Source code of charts
^^^^^^^^

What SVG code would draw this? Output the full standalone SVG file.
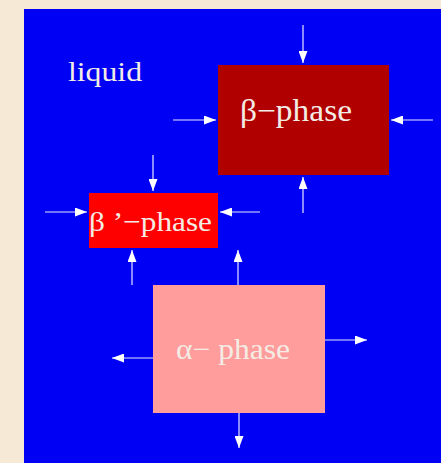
<svg xmlns="http://www.w3.org/2000/svg" width="441" height="463" viewBox="0 0 441 463">
<defs>
<marker id="ah" viewBox="0 0 12 9" refX="12" refY="4.5" markerWidth="12" markerHeight="9" markerUnits="userSpaceOnUse" orient="auto">
<path d="M0,0 L12,4.5 L0,9 Z" fill="#ffffff"/>
</marker>
<style>
.t{font-family:"Liberation Serif",serif;fill:#f4ece4;}
.c line{stroke:#e8e8ff;stroke-width:1.2;marker-end:url(#ah);}
</style>
</defs>
<rect x="0" y="0" width="441" height="463" fill="#f6ead6"/>
<rect x="24" y="9" width="417" height="454" fill="#0000f4"/>
<g id="liquid"><text class="t" x="68" y="81" font-size="27" textLength="74" lengthAdjust="spacingAndGlyphs">liquid</text></g>
<g id="beta"><rect x="218" y="65" width="171" height="110" fill="#b00000"/><text class="t" x="240" y="121" font-size="31" textLength="112" lengthAdjust="spacingAndGlyphs">β−phase</text></g>
<g id="betaprime"><rect x="89" y="193" width="129" height="55" fill="#ff0000"/><text class="t" x="89" y="231" font-size="28" textLength="123" lengthAdjust="spacingAndGlyphs">β ’−phase</text></g>
<g id="alpha"><rect x="153" y="285" width="172" height="128" fill="#ff9c9c"/><text class="t" x="176" y="359" font-size="29" textLength="114" lengthAdjust="spacingAndGlyphs">α− phase</text></g>
<g class="c" id="connectors">
<line x1="303" y1="25" x2="303" y2="63"/>
<line x1="173" y1="120" x2="216" y2="120"/>
<line x1="433" y1="120" x2="391" y2="120"/>
<line x1="303" y1="213" x2="303" y2="177"/>
<line x1="153" y1="155" x2="153" y2="191"/>
<line x1="45" y1="212" x2="87" y2="212"/>
<line x1="260" y1="212" x2="220" y2="212"/>
<line x1="132" y1="285" x2="132" y2="250"/>
<line x1="238" y1="285" x2="238" y2="250"/>
<line x1="153" y1="358" x2="112" y2="358"/>
<line x1="325" y1="340" x2="367" y2="340"/>
<line x1="239" y1="413" x2="239" y2="448"/>
</g>
</svg>
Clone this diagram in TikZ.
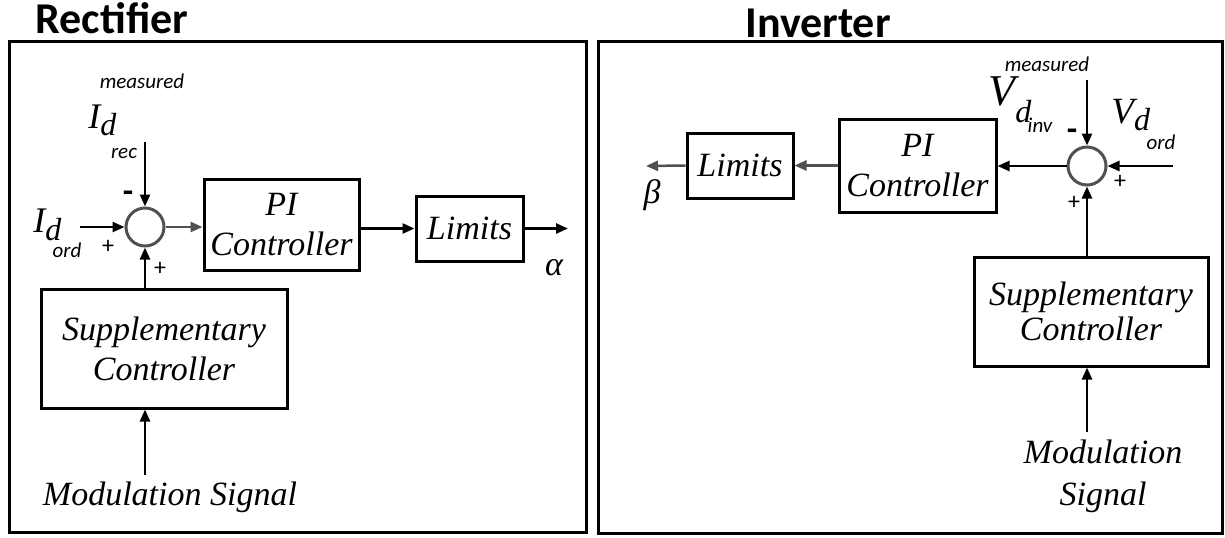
\documentclass[tikz,border=0pt]{standalone}
\usepackage{fontspec}
\setmainfont{Liberation Serif}
\setsansfont{Carlito}
\usetikzlibrary{arrows.meta, positioning, calc}
\definecolor{sumgray}{RGB}{80, 80, 80}
\newcommand{\dsig}[3]{{\fontsize{#2}{#2}\selectfont\itshape #1}%
  \raisebox{-#3}{\fontsize{16}{16}\selectfont\itshape d}}

\begin{document}
\begin{tikzpicture}[x=0.5pt, y=-0.5pt,
    blk/.style={draw, line width=1.5pt, align=center, inner sep=0pt,
      font=\fontsize{17}{20}\selectfont\itshape},
    sumpt/.style={circle, draw=sumgray, line width=1.5pt,
      minimum size=19pt, inner sep=0pt},
    arr/.style={-{Triangle[length=6pt, width=5pt]}, line width=1.25pt},
    lbl/.style={inner sep=0pt, align=center,
      font=\fontsize{17}{21}\selectfont\itshape},
    sub/.style={inner sep=0pt, anchor=base,
      font=\sffamily\itshape\fontsize{10.5}{10.5}\selectfont},
    sgn/.style={inner sep=0pt, font=\sffamily\fontsize{12}{12}\selectfont},
    neg/.style={inner sep=0pt, font=\sffamily\bfseries\fontsize{17}{17}\selectfont},
    ttl/.style={inner sep=0pt, font=\sffamily\bfseries\fontsize{22}{22}\selectfont}
  ]
  \useasboundingbox (0,0) rectangle (1225,537);

  % frames and titles
  \draw[line width=1.5pt] (9,41) rectangle (586,532);
  \draw[line width=1.5pt] (598,41) rectangle (1222,533);
  \node[ttl] (rtitle) at (112,18) {Rectifier};
  \node[ttl] (ititle) at (818,23) {Inverter};

  % rectifier
  \node[sumpt] (lsum) at (145,227) {};
  \node[blk, minimum width=77.5pt, minimum height=45.5pt] (lpi)
    at (281.5,224.5) {PI\\Controller};
  \node[blk, minimum width=53.5pt, minimum height=32.5pt] (llim)
    at (469.5,228.5) {Limits};
  \node[blk, minimum width=123pt, minimum height=59.5pt] (lsup)
    at (164,348.5) {Supplementary\\Controller};
  \node[lbl] (lmod) at (170,497) {Modulation Signal};
  \node[lbl] (lalpha) at (554,268) {α};
  \coordinate (lrecin) at (145,142);
  \coordinate (lordin) at (80,227);
  \coordinate (lout) at (568,228.5);
  \coordinate (lmodin) at (145,475);

  \node[inner sep=0pt, anchor=base west] (lidrec) at (88,128) {\dsig{I}{18}{3.5pt}};
  \node[sub] (lmeas) at (142,88) {measured};
  \node[sub] (lrec) at (124,158) {rec};
  \node[inner sep=0pt, anchor=base west] (lidord) at (33,232) {\dsig{I}{18}{4pt}};
  \node[sub] (lord) at (67,257) {ord};
  \node[neg] (lminus) at (128,197) {-};
  \node[sgn] (lplusa) at (108,247) {+};
  \node[sgn] (lplusb) at (160,269) {+};

  \draw[arr] (lrecin) -- (lsum.north);
  \draw[arr] (lordin) -- (lsum.west);
  \draw[arr, sumgray] (lsum.east) -- (lsum.east -| lpi.west);
  \draw[arr] (lpi.east |- llim) -- (llim.west);
  \draw[arr] (llim.east) -- (lout);
  \draw[arr] (lsum |- lsup.north) -- (lsum.south);
  \draw[arr] (lmodin) -- (lsum |- lsup.south);

  % inverter
  \node[sumpt] (rsum) at (1087,166) {};
  \node[blk, minimum width=78.5pt, minimum height=46.5pt] (rpi)
    at (917.5,165.5) {PI\\Controller};
  \node[blk, minimum width=53pt, minimum height=32.5pt] (rlim)
    at (740,165.5) {Limits};
  \node[blk, minimum width=117pt, minimum height=54.5pt,
    font=\fontsize{17}{17.5}\selectfont\itshape] (rsup)
    at (1091,311.5) {Supplementary\\Controller};
  \node[lbl] (rmod) at (1103,476) {Modulation\\Signal};
  \node[lbl] (rbeta) at (652,195) {β};
  \coordinate (rvdin) at (1087,80);
  \coordinate (rordin) at (1173,166);
  \coordinate (rout) at (646,166);
  \coordinate (rmodin) at (1087,432);

  \node[inner sep=0pt, anchor=base west] (rvdinv) at (988,105) {\dsig{V}{22}{8.5pt}};
  \node[sub] (rmeas) at (1047,71) {measured};
  \node[sub] (rinv) at (1040,132) {inv};
  \node[inner sep=0pt, anchor=base west] (rvdord) at (1111,123) {\dsig{V}{18.5}{3.5pt}};
  \node[sub] (rord) at (1161,149) {ord};
  \node[neg] (rminus) at (1072,135) {-};
  \node[sgn] (rplusa) at (1120,182) {+};
  \node[sgn] (rplusb) at (1074,203) {+};

  \draw[arr] (rvdin) -- (rsum.north);
  \draw[arr] (rordin) -- (rsum.east);
  \draw[arr] (rsum.west) -- (rsum.west -| rpi.east);
  \draw[arr, sumgray] (rpi.west) -- (rlim.east);
  \draw[arr, sumgray] (rlim.west) -- (rout);
  \draw[arr] (rsum |- rsup.north) -- (rsum.south);
  \draw[arr] (rmodin) -- (rsum |- rsup.south);
\end{tikzpicture}
\end{document}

^^^^^^^^

**EXERCISE AIM**. Pictures are not part of the copy; reproduce everything else in the records exactly.

**REPLY**.
What SVG code would draw this? Output the full standalone SVG file.
<svg xmlns="http://www.w3.org/2000/svg" width="441" height="463" viewBox="0 0 441 463">
<defs>
<marker id="ah" viewBox="0 0 12 9" refX="12" refY="4.5" markerWidth="12" markerHeight="9" markerUnits="userSpaceOnUse" orient="auto">
<path d="M0,0 L12,4.5 L0,9 Z" fill="#ffffff"/>
</marker>
<style>
.t{font-family:"Liberation Serif",serif;fill:#f4ece4;}
.c line{stroke:#e8e8ff;stroke-width:1.2;marker-end:url(#ah);}
</style>
</defs>
<rect x="0" y="0" width="441" height="463" fill="#f6ead6"/>
<rect x="24" y="9" width="417" height="454" fill="#0000f4"/>
<g id="liquid"><text class="t" x="68" y="81" font-size="27" textLength="74" lengthAdjust="spacingAndGlyphs">liquid</text></g>
<g id="beta"><rect x="218" y="65" width="171" height="110" fill="#b00000"/><text class="t" x="240" y="121" font-size="31" textLength="112" lengthAdjust="spacingAndGlyphs">β−phase</text></g>
<g id="betaprime"><rect x="89" y="193" width="129" height="55" fill="#ff0000"/><text class="t" x="89" y="231" font-size="28" textLength="123" lengthAdjust="spacingAndGlyphs">β ’−phase</text></g>
<g id="alpha"><rect x="153" y="285" width="172" height="128" fill="#ff9c9c"/><text class="t" x="176" y="359" font-size="29" textLength="114" lengthAdjust="spacingAndGlyphs">α− phase</text></g>
<g class="c" id="connectors">
<line x1="303" y1="25" x2="303" y2="63"/>
<line x1="173" y1="120" x2="216" y2="120"/>
<line x1="433" y1="120" x2="391" y2="120"/>
<line x1="303" y1="213" x2="303" y2="177"/>
<line x1="153" y1="155" x2="153" y2="191"/>
<line x1="45" y1="212" x2="87" y2="212"/>
<line x1="260" y1="212" x2="220" y2="212"/>
<line x1="132" y1="285" x2="132" y2="250"/>
<line x1="238" y1="285" x2="238" y2="250"/>
<line x1="153" y1="358" x2="112" y2="358"/>
<line x1="325" y1="340" x2="367" y2="340"/>
<line x1="239" y1="413" x2="239" y2="448"/>
</g>
</svg>
Clone this diagram in TikZ.
\documentclass[tikz,border=0pt]{standalone}
\usepackage{fontspec}
\setmainfont{Liberation Serif}
\setsansfont{Carlito}
\usetikzlibrary{arrows.meta, positioning, calc}
\definecolor{sumgray}{RGB}{80, 80, 80}
\newcommand{\dsig}[3]{{\fontsize{#2}{#2}\selectfont\itshape #1}%
  \raisebox{-#3}{\fontsize{16}{16}\selectfont\itshape d}}

\begin{document}
\begin{tikzpicture}[x=0.5pt, y=-0.5pt,
    blk/.style={draw, line width=1.5pt, align=center, inner sep=0pt,
      font=\fontsize{17}{20}\selectfont\itshape},
    sumpt/.style={circle, draw=sumgray, line width=1.5pt,
      minimum size=19pt, inner sep=0pt},
    arr/.style={-{Triangle[length=6pt, width=5pt]}, line width=1.25pt},
    lbl/.style={inner sep=0pt, align=center,
      font=\fontsize{17}{21}\selectfont\itshape},
    sub/.style={inner sep=0pt, anchor=base,
      font=\sffamily\itshape\fontsize{10.5}{10.5}\selectfont},
    sgn/.style={inner sep=0pt, font=\sffamily\fontsize{12}{12}\selectfont},
    neg/.style={inner sep=0pt, font=\sffamily\bfseries\fontsize{17}{17}\selectfont},
    ttl/.style={inner sep=0pt, font=\sffamily\bfseries\fontsize{22}{22}\selectfont}
  ]
  \useasboundingbox (0,0) rectangle (1225,537);

  % frames and titles
  \draw[line width=1.5pt] (9,41) rectangle (586,532);
  \draw[line width=1.5pt] (598,41) rectangle (1222,533);
  \node[ttl] (rtitle) at (112,18) {Rectifier};
  \node[ttl] (ititle) at (818,23) {Inverter};

  % rectifier
  \node[sumpt] (lsum) at (145,227) {};
  \node[blk, minimum width=77.5pt, minimum height=45.5pt] (lpi)
    at (281.5,224.5) {PI\\Controller};
  \node[blk, minimum width=53.5pt, minimum height=32.5pt] (llim)
    at (469.5,228.5) {Limits};
  \node[blk, minimum width=123pt, minimum height=59.5pt] (lsup)
    at (164,348.5) {Supplementary\\Controller};
  \node[lbl] (lmod) at (170,497) {Modulation Signal};
  \node[lbl] (lalpha) at (554,268) {α};
  \coordinate (lrecin) at (145,142);
  \coordinate (lordin) at (80,227);
  \coordinate (lout) at (568,228.5);
  \coordinate (lmodin) at (145,475);

  \node[inner sep=0pt, anchor=base west] (lidrec) at (88,128) {\dsig{I}{18}{3.5pt}};
  \node[sub] (lmeas) at (142,88) {measured};
  \node[sub] (lrec) at (124,158) {rec};
  \node[inner sep=0pt, anchor=base west] (lidord) at (33,232) {\dsig{I}{18}{4pt}};
  \node[sub] (lord) at (67,257) {ord};
  \node[neg] (lminus) at (128,197) {-};
  \node[sgn] (lplusa) at (108,247) {+};
  \node[sgn] (lplusb) at (160,269) {+};

  \draw[arr] (lrecin) -- (lsum.north);
  \draw[arr] (lordin) -- (lsum.west);
  \draw[arr, sumgray] (lsum.east) -- (lsum.east -| lpi.west);
  \draw[arr] (lpi.east |- llim) -- (llim.west);
  \draw[arr] (llim.east) -- (lout);
  \draw[arr] (lsum |- lsup.north) -- (lsum.south);
  \draw[arr] (lmodin) -- (lsum |- lsup.south);

  % inverter
  \node[sumpt] (rsum) at (1087,166) {};
  \node[blk, minimum width=78.5pt, minimum height=46.5pt] (rpi)
    at (917.5,165.5) {PI\\Controller};
  \node[blk, minimum width=53pt, minimum height=32.5pt] (rlim)
    at (740,165.5) {Limits};
  \node[blk, minimum width=117pt, minimum height=54.5pt,
    font=\fontsize{17}{17.5}\selectfont\itshape] (rsup)
    at (1091,311.5) {Supplementary\\Controller};
  \node[lbl] (rmod) at (1103,476) {Modulation\\Signal};
  \node[lbl] (rbeta) at (652,195) {β};
  \coordinate (rvdin) at (1087,80);
  \coordinate (rordin) at (1173,166);
  \coordinate (rout) at (646,166);
  \coordinate (rmodin) at (1087,432);

  \node[inner sep=0pt, anchor=base west] (rvdinv) at (988,105) {\dsig{V}{22}{8.5pt}};
  \node[sub] (rmeas) at (1047,71) {measured};
  \node[sub] (rinv) at (1040,132) {inv};
  \node[inner sep=0pt, anchor=base west] (rvdord) at (1111,123) {\dsig{V}{18.5}{3.5pt}};
  \node[sub] (rord) at (1161,149) {ord};
  \node[neg] (rminus) at (1072,135) {-};
  \node[sgn] (rplusa) at (1120,182) {+};
  \node[sgn] (rplusb) at (1074,203) {+};

  \draw[arr] (rvdin) -- (rsum.north);
  \draw[arr] (rordin) -- (rsum.east);
  \draw[arr] (rsum.west) -- (rsum.west -| rpi.east);
  \draw[arr, sumgray] (rpi.west) -- (rlim.east);
  \draw[arr, sumgray] (rlim.west) -- (rout);
  \draw[arr] (rsum |- rsup.north) -- (rsum.south);
  \draw[arr] (rmodin) -- (rsum |- rsup.south);
\end{tikzpicture}
\end{document}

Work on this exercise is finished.